Having worked for some fifteen years as a high school teacher, I have an excellent radar for irony. I, myself, enjoy healthy servings of the stuff, though I try to follow Rilke’s lead in not becoming too familiar with it in uncreative moments. And of course, irony only really works if we human beings are sometimes in earnest. It depends on earnestness for its existence in a way that earnestness doesn’t depend on it. Also, I have never found the two together in the duct work of same utterance, mine or anyone’s, at least not until recently.

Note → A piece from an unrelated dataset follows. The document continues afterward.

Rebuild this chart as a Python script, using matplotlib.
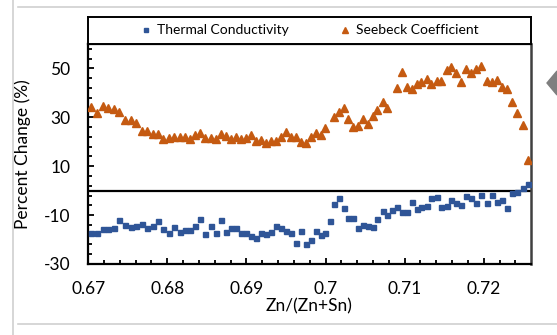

It was about a year ago that I first experienced someone say something that was both in earnest and ironic at the same time. It was not a fully intentional or accidental occurrence, just as the utterance wasn’t fully sincere or ironic, but actually bigger and more compelling than both. When I spoke to this someone, my friend Edgard, about it, he seemed to have been only half aware of what he was doing. I guess I supplied the other half of awareness.
I bring this up because it provides some context to explain how I feel about doing mission #6. In this mission, I’m supposed to discover my superpowers by asking at least ten people to weigh in on what they are. I feel both confident and insecure, perhaps also sincere and ironic, in asking for this feedback, not wanting to come across as needy on the one hand or narcissistic on the other. My goal is to do the mission, indeed, all the missions of this adventure, with as much equanimity and grace as possible, but an equanimity and grace that also admits frustration and awkwardness.
It has been my experience that we are entering an age when opposite motives and feelings can readily and consciously co-exist in the same utterance or action and in so doing, heighten the effect of it.